Remove the pressure. Give yourself one session where getting up is not the goal. The goal is one clean, fully committed kite dive. Not a water start — just the kite movement. No board. Just the commitment. Then do it again. And again. When the commitment is there, the water start usually follows.

Talk to your instructor honestly. Tell them you think the problem is mental. A good instructor will adapt. They’ve seen this before. The students who get through it fastest are the ones who communicate openly about where they’re stuck rather than just trying harder and hoping something changes.


A Note on Frustration

Ten lessons in and still not riding is genuinely frustrating. That’s worth acknowledging. You’ve spent real money and real time, you’ve watched other people get up around you, and it feels like something is fundamentally wrong.

It usually isn’t. The riders who get stuck at this stage and push through it often say it was the moment kitesurfing clicked properly — not just the physical skill, but the mental relationship with the sport. The patience it takes to sit with the frustration, go back to basics, and trust the process is the same patience that makes you a better rider once you’re up.

You’re closer than you think. The kitesurfing for beginners guide has a realistic timeline if you want to benchmark where you are against normal progression.


FAQs

Why am I still not riding after 10 kite lessons?

The most common reason is mental, not physical. Hesitation at the moment of commitment, overthinking the water start sequence, or subtle fear of falling are enough to prevent a successful water start even when the physical skill is there. The second most common reason is that body drag wasn’t fully automated before moving to water starts — meaning kite control still requires conscious thought when it needs to be automatic.

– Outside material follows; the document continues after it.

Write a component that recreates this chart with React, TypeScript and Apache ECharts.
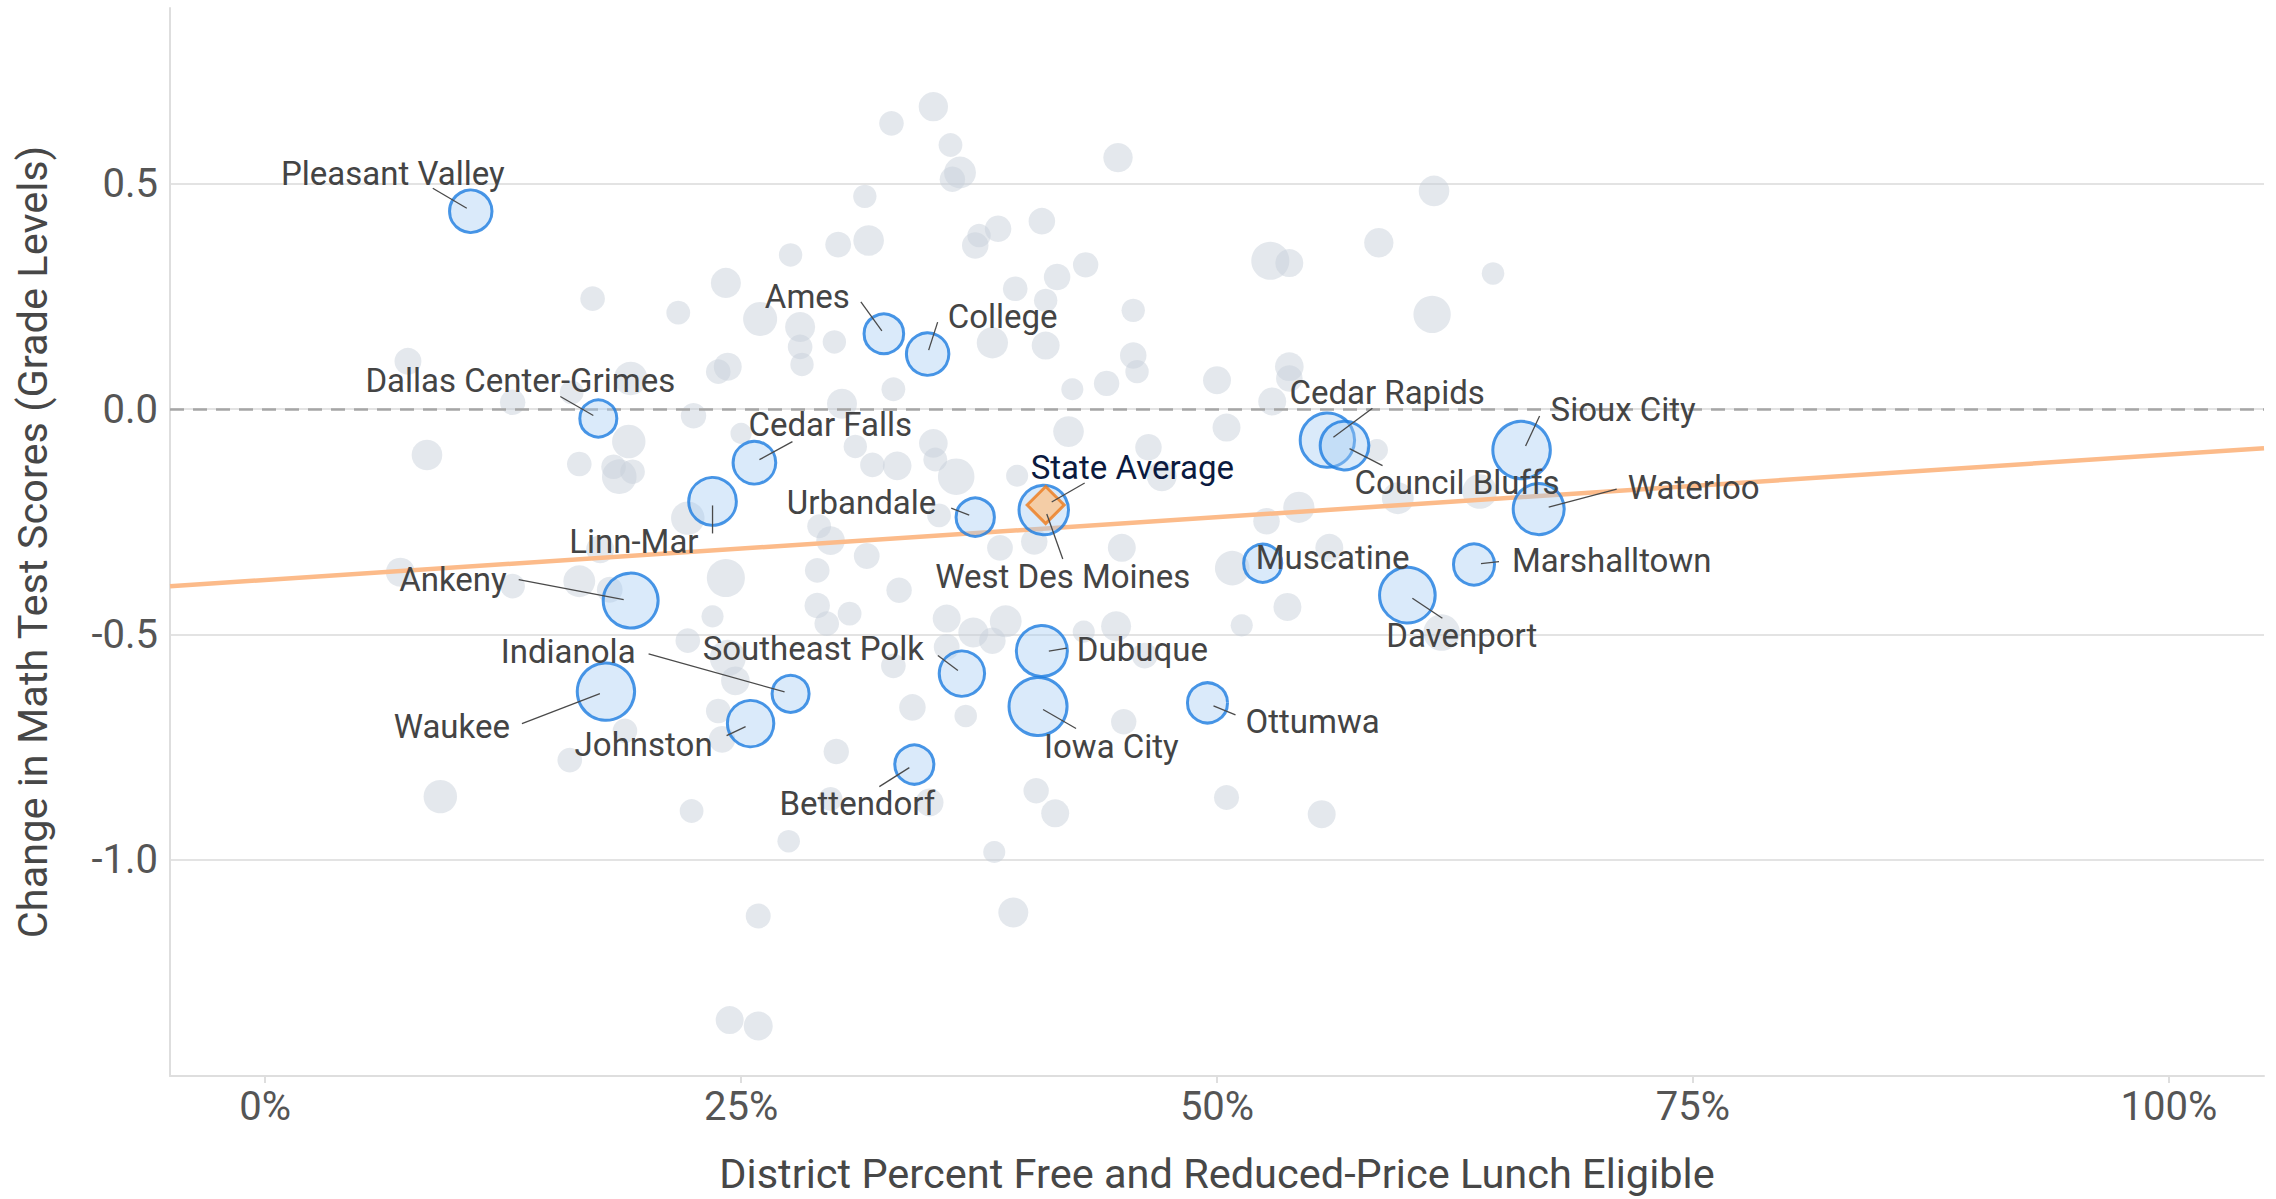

Is it normal to not be riding after 10 kite lessons?

It depends on session length and conditions. Most beginners get up on the board somewhere between 8 and 15 hours of productive water time. If your sessions were short or conditions were difficult, 10 lessons may not equal 10 full hours. If you’ve had genuine full sessions and still aren’t riding, something specific is holding you back — most likely the mental commitment at the moment of the water start.

How do I get past a kitesurfing learning plateau?

Go back to body drag until kite control is fully automatic, then attempt water starts again. Have someone film your attempts so you can see exactly what’s happening. Try shorter, more frequent sessions rather than occasional long ones. If nothing changes, a different instructor or school may offer a fresh perspective that shifts things.

Can I teach myself to kitesurf after getting stuck in Kite Lessons?

No — and especially not at this stage. The water start plateau is exactly where proper instruction matters most. What you need is better instruction, not less instruction. A good instructor who understands the mental side of learning can identify what’s going wrong in a way that self-practice cannot.

How long does it take to learn to kitesurf?

Most people get up on the board for the first time between 8 and 15 hours of lesson time. Riding consistently and independently takes most beginners 2 to 4 weeks of regular sessions. Getting to upwind riding — the real milestone of independence — takes most people 1 to 3 months of regular practice after that.